The goal is to help scientists predict whether a drug will
bind to its target in the human body.
But while the data is backed up by real-world scientific
experiments, it did not come from a lab. Instead, SandboxAQ,
which has raised nearly $1 billion in venture capital, generated
the data using Nvidia's ( NVDA ) chips and will feed it back into AI
models that it hopes scientists can use to rapidly predict
whether a small-molecule pharmaceutical will bind to the protein
that researchers are targeting, a key question that must be
answered before a drug candidate can move forward.
For example, if a drug is meant to inhibit a biological
process like the progression of a disease, scientists can use
the tool to predict whether the drug molecule is likely to bind
to the proteins involved in that process.
The approach is an emerging field that combines traditional
scientific computing techniques with advancements in AI. In many
fields, scientists have long had equations that can precisely
predict how atoms combine into molecules.

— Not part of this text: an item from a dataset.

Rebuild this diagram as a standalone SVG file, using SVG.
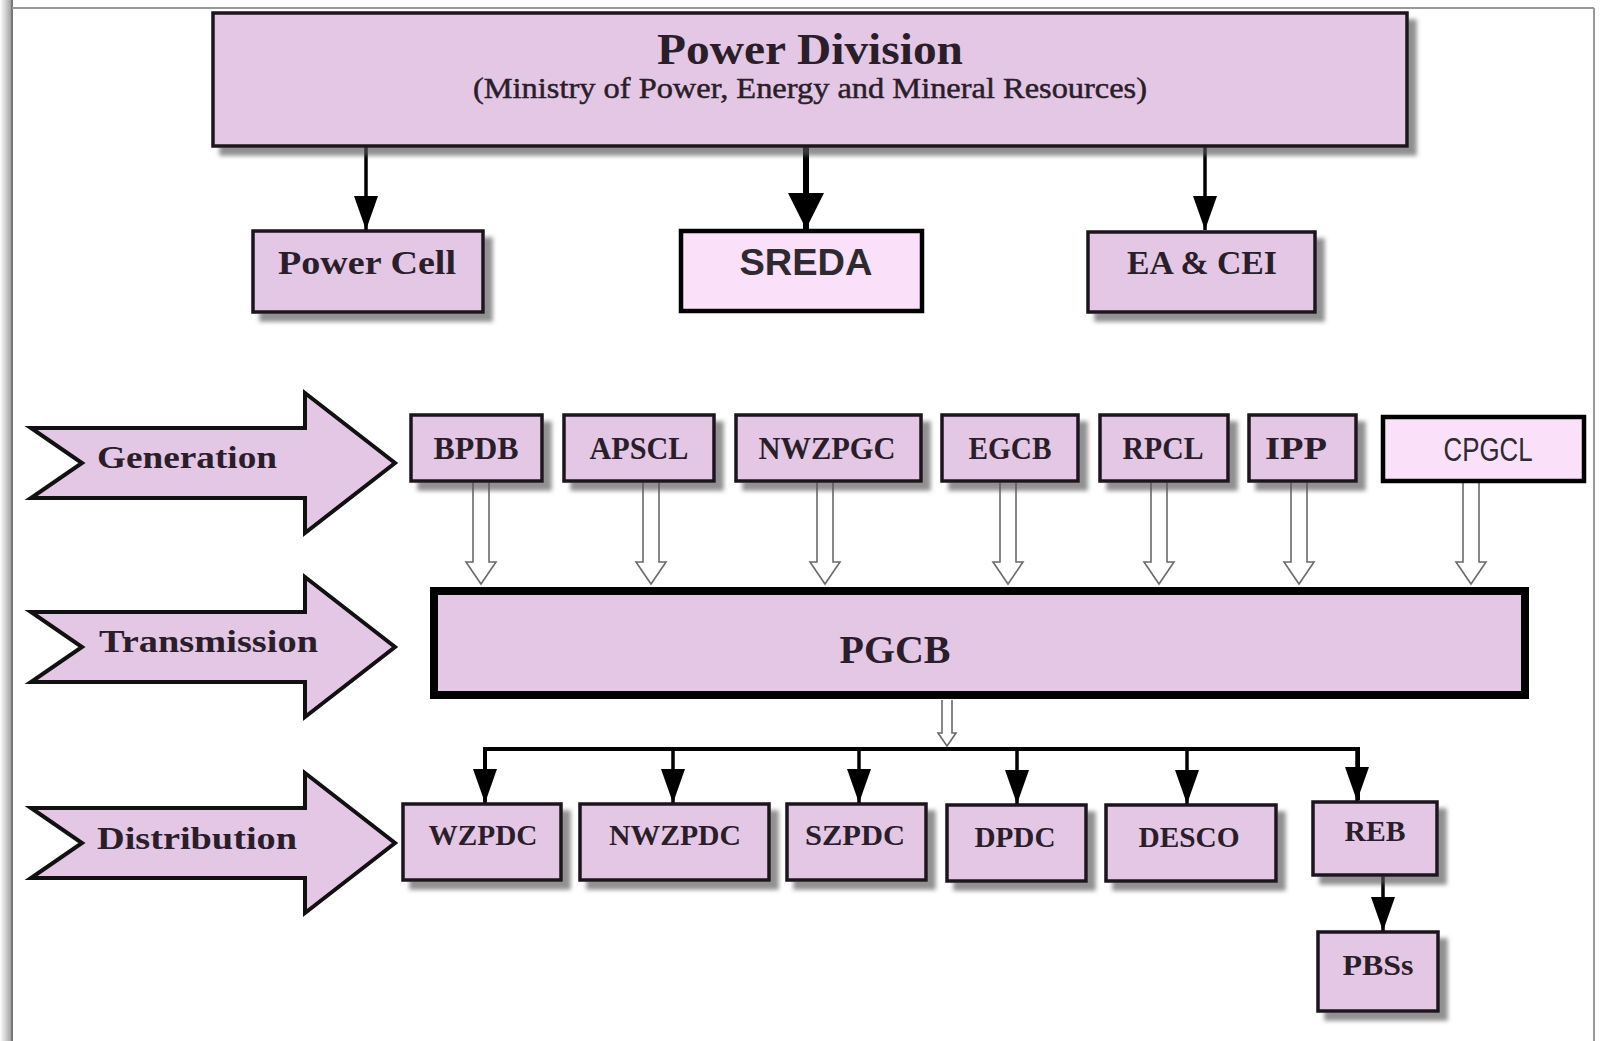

But even for relatively small three-dimensional
pharmaceutical molecules, the potential combinations become far
too vast to calculate manually, even with today's fastest
computers. So SandboxAQ's approach was to use existing
experimental data to calculate about 5.2 million new,
"synthetic" three-dimensional molecules - molecules that haven't
been observed in the real world, but were calculated with
equations based on real-world data.
That synthetic data, which SandboxAQ is releasing publicly,
can be used to train AI models that can predict whether a new
drug molecule is likely to stick to the protein researchers are
targeting in a fraction of the time it would take to calculate
it manually, while retaining accuracy. SandboxAQ will charge
money for its own AI models developed with the data, which it
hopes will get results that rival running lab experiments, but
virtually.
"This is a long-standing problem in biology that we've all,
as an industry, been trying to solve for," Nadia Harhen, general
manager of AI simulation at SandboxAQ, told Reuters on Tuesday.
"All of these computationally generated structures are tagged to
a ground-truth experimental data, and so when you pick this data
set and you train models, you can actually use the synthetic
data in a way that's never been done before."